Open khaerulumam42 opened 5 years ago
Hi there! There are scripts in the dataset directory that roughly show what needs to be done, but it's all super rough I'm sorry, I still haven't found the time to refactor everything. Basically you need to convert your text files into tfrecords using the create_tfrecords.py script (you'll need to modify it by hand to pick up your text files). Then you place those in a google storage bucket. Finally you need to modify the input function (or create a new one) in inputs.py. You can see how it works by looking at the openwebtext function. You just need to create a list of your train and eval file names and pass them as shown to the bpe_text function, which returns a TF dataset that your training can use.
Hope that helps.
Yes I create some function using my dataset and it works thanks. I will try to pr to make your code more flexible. I have some questions about your code:
inputs.py
? I try change stitch value from 42 into 2 solve my error OutOfRange
, but error still appear when iterations reach 10000Thank you :)
Thanks, I'm hoping to find some time this week to polish some code and write a better tutorial, we'll see. Looking forward to your PR!
Hope that helps!
please make sample colab notebook on data preprocess i am also getting OutOfRange error . I tried to change dataset also and stitch values but didn't work for me.

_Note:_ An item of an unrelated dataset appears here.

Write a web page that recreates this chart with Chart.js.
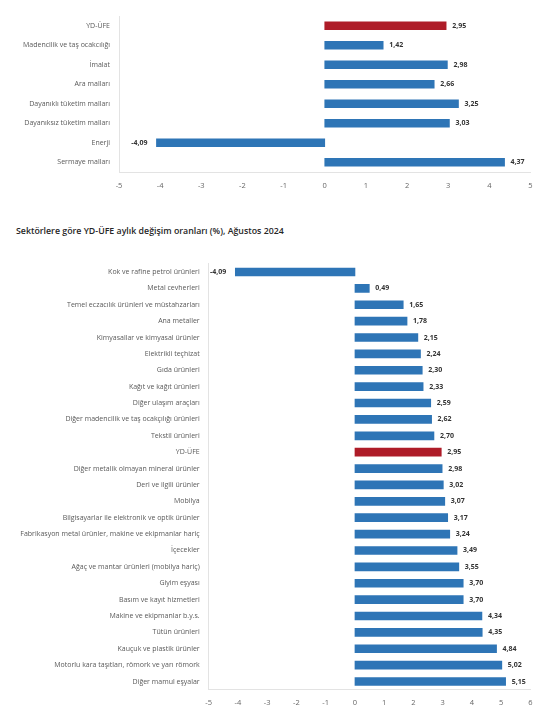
<!DOCTYPE html>
<html>
<head>
<meta charset="utf-8">
<script src="https://cdn.jsdelivr.net/npm/chart.js@4.4.1/dist/chart.umd.min.js"></script>
<style>
  html, body { margin: 0; padding: 0; background: #fff; width: 549px; height: 720px; overflow: hidden; }
  #top { position: absolute; left: 0; top: 0; width: 549px; height: 194px; }
  #bottom { position: absolute; left: 0; top: 240px; width: 549px; height: 480px; }
  #title { position: absolute; left: 16px; top: 225px; font-family: 'Open Sans', sans-serif; font-weight: 600; font-size: 8.8px; color: #262626; white-space: nowrap; }
</style>
</head>
<body>
<div id="top"><canvas id="c1"></canvas></div>
<div id="title">Sektörlere göre YD-ÜFE aylık değişim oranları (%), Ağustos 2024</div>
<div id="bottom"><canvas id="c2"></canvas></div>
<script>
const topCategories = ['YD-ÜFE', 'Madencilik ve taş ocakcılığı', 'İmalat', 'Ara malları', 'Dayanıklı tüketim malları', 'Dayanıksız tüketim malları', 'Enerji', 'Sermaye malları'];
const topValues = [2.95, 1.42, 2.98, 2.66, 3.25, 3.03, -4.09, 4.37];
const topTicks = [-5, 5];

const bottomCategories = ['Kok ve rafine petrol ürünleri', 'Metal cevherleri', 'Temel eczacılık ürünleri ve müstahzarları', 'Ana metaller', 'Kimyasallar ve kimyasal ürünler', 'Elektrikli teçhizat', 'Gıda ürünleri', 'Kağıt ve kağıt ürünleri', 'Diğer ulaşım araçları', 'Diğer madencilik ve taş ocakçılığı ürünleri', 'Tekstil ürünleri', 'YD-ÜFE', 'Diğer metalik olmayan mineral ürünler', 'Deri ve ilgili ürünler', 'Mobilya', 'Bilgisayarlar ile elektronik ve optik ürünler', 'Fabrikasyon metal ürünler, makine ve ekipmanlar hariç', 'İçecekler', 'Ağaç ve mantar ürünleri (mobilya hariç)', 'Giyim eşyası', 'Basım ve kayıt hizmetleri', 'Makine ve ekipmanlar b.y.s.', 'Tütün ürünleri', 'Kauçuk ve plastik ürünler', 'Motorlu kara taşıtları, römork ve yarı römork', 'Diğer mamul eşyalar'];
const bottomValues = [-4.09, 0.49, 1.65, 1.78, 2.15, 2.24, 2.30, 2.33, 2.59, 2.62, 2.70, 2.95, 2.98, 3.02, 3.07, 3.17, 3.24, 3.49, 3.55, 3.70, 3.70, 4.34, 4.35, 4.84, 5.02, 5.15];
const bottomTicks = [-5, 6];

const highlight = 'YD-ÜFE';
const BLUE = '#2E75B6';
const RED = '#AE1C28';
const FONT = "'Open Sans', sans-serif";

const valueLabels = {
  id: 'valueLabels',
  afterDatasetsDraw(chart) {
    const ctx = chart.ctx;
    const meta = chart.getDatasetMeta(0);
    const data = chart.data.datasets[0].data;
    ctx.save();
    ctx.font = "bold 7px " + FONT;
    ctx.fillStyle = '#333333';
    ctx.textBaseline = 'middle';
    meta.data.forEach((bar, i) => {
      const v = data[i];
      const txt = v.toFixed(2).replace('.', ',');
      if (v >= 0) { ctx.textAlign = 'left'; ctx.fillText(txt, bar.x + 6, bar.y); }
      else { ctx.textAlign = 'right'; ctx.fillText(txt, bar.x - 9, bar.y); }
    });
    ctx.restore();
  }
};

function makeChart(id, cats, vals, ticks, yWidth, pad, tickPad, labelSize) {
  return new Chart(document.getElementById(id), {
    type: 'bar',
    data: {
      labels: cats,
      datasets: [{
        data: vals,
        backgroundColor: cats.map(c => c === highlight ? RED : BLUE),
        barThickness: 8,
        borderWidth: 0
      }]
    },
    options: {
      indexAxis: 'y',
      responsive: true,
      maintainAspectRatio: false,
      animation: false,
      layout: { padding: pad },
      plugins: { legend: { display: false }, tooltip: { enabled: false } },
      scales: {
        x: {
          min: ticks[0], max: ticks[1],
          grid: { display: false, drawTicks: false },
          border: { display: true, color: '#E3E3E3', width: 1 },
          ticks: { stepSize: 1, padding: tickPad, color: '#666666', font: { family: FONT, size: 7.5 } },
          afterFit(s) { s.height = 22; }
        },
        y: {
          grid: { display: false, drawTicks: false },
          border: { display: true, color: '#E3E3E3', width: 1 },
          ticks: { padding: 9, color: '#595959', font: { family: FONT, size: labelSize }, autoSkip: false },
          afterFit(s) { s.width = yWidth; }
        }
      }
    },
    plugins: [valueLabels]
  });
}

makeChart('c1', topCategories, topValues, topTicks, 119, { top: 16, right: 18.5, left: 0, bottom: 0 }, 9.5, 7);
makeChart('c2', bottomCategories, bottomValues, bottomTicks, 208.7, { top: 23.8, right: 18.5, left: 0, bottom: 8.3 }, 8.5, 7);
</script>
</body>
</html>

Hi @kbrajwani , I'm afraid I do not maintain this repo anymore. I would recommend using the Hugging Face transformers library instead. Good luck!
hey @ConnorJL , No problem. I tried to do that see https://github.com/huggingface/transformers/issues/6672. They have some issues with tpu.
Wow nice repository, I also find GPT2 repo to train on TPU because I just got access google cloud TPU from tensorflow research cloud program. I have a plain text dataset but I don't know how to reformat my dataset into trainable format dataset like in your repo. So any formatted dataset you create to trian using this repo?
Very thanks for your answer and create this repo, awesome!